From the smart city to the intelligent city: public administrations are focusing their attention on adopting artificial intelligence platforms. Some sustain that AI will be the key to revolutionising the design and delivery of innovative services to citizens and businesses, and above all to drive the “intelligent” planning of transport and mobility, the optimal management of public engineering systems such as public lighting and video surveillance, water and energy systems, the reorganisation of waste collection and disposal, and pollution monitoring.

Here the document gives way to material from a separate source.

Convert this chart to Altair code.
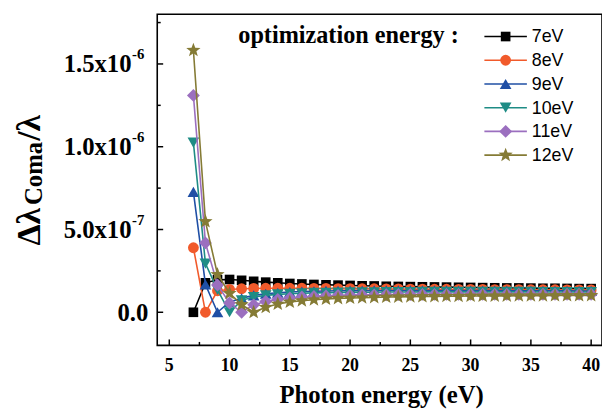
import math
import altair as alt
import pandas as pd

# ---------------- data (values in units of 1e-7) ----------------
energy = list(range(7, 41))
series_names = ["7eV", "8eV", "9eV", "10eV", "11eV", "12eV"]
s7 = [0, 1.78, 1.96, 1.98, 1.93, 1.87, 1.82, 1.78, 1.74, 1.71, 1.68, 1.66, 1.64, 1.62, 1.60, 1.59, 1.57,
      1.56, 1.55, 1.54, 1.53, 1.52, 1.51, 1.50, 1.49, 1.48, 1.47, 1.47, 1.46, 1.45, 1.45, 1.44, 1.43, 1.43]
s8 = [3.90, 0, 1.30, 1.38, 1.42, 1.44, 1.45, 1.45, 1.45, 1.45, 1.44, 1.44, 1.43, 1.43, 1.42, 1.42, 1.41,
      1.41, 1.40, 1.40, 1.39, 1.39, 1.38, 1.38, 1.38, 1.37, 1.37, 1.37, 1.36, 1.36, 1.36, 1.35, 1.35, 1.35]
s9 = [7.27, 1.68, 0, 0.62, 0.85, 1.02, 1.12, 1.18, 1.22, 1.25, 1.27, 1.29, 1.30, 1.31, 1.31, 1.32, 1.32,
      1.32, 1.32, 1.32, 1.32, 1.32, 1.31, 1.31, 1.31, 1.31, 1.31, 1.30, 1.30, 1.30, 1.30, 1.30, 1.29, 1.29]
s10 = [10.25, 2.94, 1.35, 0, 0.72, 0.92, 1.02, 1.08, 1.12, 1.15, 1.17, 1.18, 1.19, 1.20, 1.21, 1.21, 1.22,
       1.22, 1.22, 1.23, 1.23, 1.23, 1.23, 1.23, 1.23, 1.23, 1.23, 1.23, 1.23, 1.22, 1.22, 1.22, 1.22, 1.22]
s11 = [13.10, 4.19, 1.65, 0.56, 0, 0.45, 0.65, 0.78, 0.86, 0.92, 0.96, 0.99, 1.01, 1.03, 1.04, 1.05, 1.06,
       1.07, 1.07, 1.08, 1.08, 1.08, 1.08, 1.09, 1.09, 1.09, 1.09, 1.09, 1.09, 1.09, 1.09, 1.09, 1.09, 1.09]
s12 = [15.83, 5.48, 2.28, 1.15, 0.46, 0, 0.30, 0.50, 0.62, 0.70, 0.76, 0.80, 0.84, 0.86, 0.88, 0.90, 0.92,
       0.93, 0.94, 0.95, 0.96, 0.97, 0.97, 0.98, 0.98, 0.99, 0.99, 1.00, 1.00, 1.00, 1.01, 1.01, 1.01, 1.02]
series_values = [s7, s8, s9, s10, s11, s12]
colors = ["#000000", "#F15A2B", "#1F4FA5", "#1E8C85", "#9B6FBF", "#857B35"]

x_major = [5, 10, 15, 20, 25, 30, 35, 40]
x_minor = [7.5, 12.5, 17.5, 22.5, 27.5, 32.5, 37.5]
y_major = [0, 5e-7, 1e-6, 1.5e-6]
y_minor = [2.5e-7, 7.5e-7, 1.25e-6, 1.75e-6]
y_label_base = ["0.0", "5.0x10", "1.0x10", "1.5x10"]
y_label_exp = ["", "-7", "-6", "-6"]
x_title = "Photon energy (eV)"
legend_title = "optimization energy :"

# ---------------- styles ----------------
W, H = 450, 335
SERIF = "Liberation Serif"
SANS = "Liberation Sans"


def star_path(n=5, inner=0.42):
    pts = []
    for i in range(2 * n):
        a = math.radians(-90 + 180.0 / n * i)
        r = 1.0 if i % 2 == 0 else inner
        pts.append(f"{r * math.cos(a):.3f},{r * math.sin(a):.3f}")
    return "M" + "L".join(pts) + "Z"


diamond = "M0,-1L1,0L0,1L-1,0Z"
shapes = ["square", "circle", "triangle-up", "triangle-down", diamond, star_path()]
sizes = [95, 120, 140, 140, 170, 230]

xscale = alt.Scale(domain=[4, 40.9], nice=False, zero=False)
yscale = alt.Scale(domain=[-2e-7, 1.8e-6], nice=False, zero=False)

layers = []

# series
for name, vals, col, shp, sz in zip(series_names, series_values, colors, shapes, sizes):
    df = pd.DataFrame({"E": energy, "v": [v * 1e-7 for v in vals]})
    enc = dict(x=alt.X("E:Q", scale=xscale, axis=None), y=alt.Y("v:Q", scale=yscale, axis=None))
    layers.append(alt.Chart(df).mark_line(color=col, strokeWidth=1.6).encode(**enc))
    layers.append(alt.Chart(df).mark_point(shape=shp, filled=True, size=sz, color=col,
                                           opacity=1, strokeWidth=0).encode(**enc))

# inside ticks
for vals, length in ((x_major, 6), (x_minor, 3.5)):
    layers.append(alt.Chart(pd.DataFrame({"t": vals})).mark_rule(color="black", strokeWidth=1.5).encode(
        x=alt.X("t:Q", scale=xscale, axis=None), y=alt.value(H), y2=alt.value(H - length)))
for vals, length in ((y_major, 6), (y_minor, 3.5)):
    layers.append(alt.Chart(pd.DataFrame({"t": vals})).mark_rule(color="black", strokeWidth=1.5).encode(
        y=alt.Y("t:Q", scale=yscale, axis=None), x=alt.value(0), x2=alt.value(length)))

# x tick labels
layers.append(alt.Chart(pd.DataFrame({"t": x_major, "lab": [str(v) for v in x_major]})).mark_text(
    font=SERIF, fontWeight="bold", fontSize=18, align="center", baseline="alphabetic", color="black").encode(
    x=alt.X("t:Q", scale=xscale, axis=None), y=alt.value(360.5), text="lab:N"))

# y tick labels
ydf = pd.DataFrame({"t": y_major, "base": y_label_base, "exp": y_label_exp})
zero_df = ydf[ydf["exp"] == ""]
exp_df = ydf[ydf["exp"] != ""]
layers.append(alt.Chart(zero_df).mark_text(font=SERIF, fontWeight="bold", fontSize=25, align="right",
                                           baseline="alphabetic", dy=8.5, color="black").encode(
    y=alt.Y("t:Q", scale=yscale, axis=None), x=alt.value(-9), text="base:N"))
layers.append(alt.Chart(exp_df).mark_text(font=SERIF, fontWeight="bold", fontSize=25, align="right",
                                          baseline="alphabetic", dy=8.5, color="black").encode(
    y=alt.Y("t:Q", scale=yscale, axis=None), x=alt.value(-26), text="base:N"))
layers.append(alt.Chart(exp_df).mark_text(font=SERIF, fontWeight="bold", fontSize=15, align="left",
                                          baseline="alphabetic", dy=-5, color="black").encode(
    y=alt.Y("t:Q", scale=yscale, axis=None), x=alt.value(-25.5), text="exp:N"))

# axis titles
txt = pd.DataFrame({"s": [x_title]})
layers.append(alt.Chart(txt).mark_text(font=SERIF, fontWeight="bold", fontSize=25, align="center",
                                       baseline="alphabetic", color="black").encode(
    x=alt.value(227), y=alt.value(393), text="s:N"))
ytitle_parts = [("Δλ", 34, -119, 234), ("Coma", 25, -116.5, 193), ("/λ", 34, -119, 128)]
for s, fs, xx, yy in ytitle_parts:
    layers.append(alt.Chart(pd.DataFrame({"s": [s]})).mark_text(
        font=SERIF, fontWeight="bold", fontSize=fs, angle=270, align="left", baseline="alphabetic",
        color="black").encode(x=alt.value(xx), y=alt.value(yy), text="s:N"))

# legend
layers.append(alt.Chart(pd.DataFrame({"s": [legend_title]})).mark_text(
    font=SERIF, fontWeight="bold", fontSize=24.5, align="left", baseline="alphabetic", color="black").encode(
    x=alt.value(82), y=alt.value(29), text="s:N"))
for i, (name, col, shp, sz) in enumerate(zip(series_names, colors, shapes, sizes)):
    ly = 22.5 + 24 * i
    one = pd.DataFrame({"s": [name]})
    layers.append(alt.Chart(one).mark_rule(color=col, strokeWidth=1.6).encode(
        x=alt.value(331), x2=alt.value(374), y=alt.value(ly)))
    layers.append(alt.Chart(one).mark_point(shape=shp, filled=True, size=sz, color=col, opacity=1,
                                            strokeWidth=0).encode(x=alt.value(352.5), y=alt.value(ly)))
    layers.append(alt.Chart(one).mark_text(font=SANS, fontSize=18, align="left", baseline="middle",
                                           color="black").encode(
        x=alt.value(379), y=alt.value(ly + 1), text="s:N"))

chart = alt.layer(*layers).properties(
    width=W, height=H,
    padding={"left": 151, "top": 4, "right": 0, "bottom": 62},
    autosize=alt.AutoSizeParams(type="none"),
    background="white",
).configure_view(stroke="black", strokeWidth=1.6)

chart.save("out.html", embed_options={"renderer": "svg", "actions": False})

A windfall for many mayors, in particular those from bigger cities, who must deal with situations that have often become emergencies, especially traffic congestion. The challenge of the digital transition – which years ago paved the way for the design of cities as smart cities, though that game is far from over – now goes hand in hand with the green transition, which in fact means twice as many opportunities, but twice the complexity as well. And this is where artificial intelligence comes in: the use of predictive platforms based on machine learning and on the real-time processing of enormous quantities of data is clearly the way forward.

Based on estimates from Guidehouse Insights the global market of artificial intelligence applications within the field of smart cities will reach 6.5 billion dollars by 2032 from the current 693 million, with an annual growth rate of over 28 percent. A growth also and especially driven by the massive use of sensors, from the Internet of things generation.

On this subject, the data from the Internet of Things Observatory at the Politecnico di Milano shows that the Italian IoT market has achieved a turnover of 8.3 billion euro, an increase of 13 percent compared to last year.

The part relative to IoT solutions for smart cities is equal to 830 million, an increase of 14 percent compared to 2021, when the figure was 730 million.

In addition to the data from sensors, the platforms can also integrate data from smartphones to understand how people move around, what the most congested areas are and which neighbourhoods need to reinforce their services. The Gruppo Ferrovie dello Stato and Vodafone Business have announced a national project to study the mobility habits of Italians thanks to the use of data from the mobile network, with the purpose of monitoring the evolution and requirements of the transport sector, and planning the investments in infrastructure and services, especially for a better management of stations.

«The collection of data that we receive from the internet, processed by artificial intelligence, gives us the possibility of reading the physical space: the cities and needs of communities, in real time. We think of how important mobility reports are if we need to reconsider urban city centres in terms of sustainability», underlined Carlo Ratti, the architect and city planner and director of the Senseability city lab at the Massachussetts Institute of Technology in a recent interview with La Repubblica. «Digital technologies help us to develop architecture and city planning projects that can make our cities more sustainable, but also more efficient. We must work to link technology to environmental sustainability and the needs of people».

While it is true that technological innovation is the pillar supporting the start of new projects, we will have to deal with a lack of experts: new generation urban planning based on artificial intelligence will require the use of big data sets and sophisticated computational models, and hence of professionals skilled in data science and management, naturally combined with more traditional skills in the science of city planning. A significant challenge, considering that the professional profiles have yet to be constructed nationally and internationally.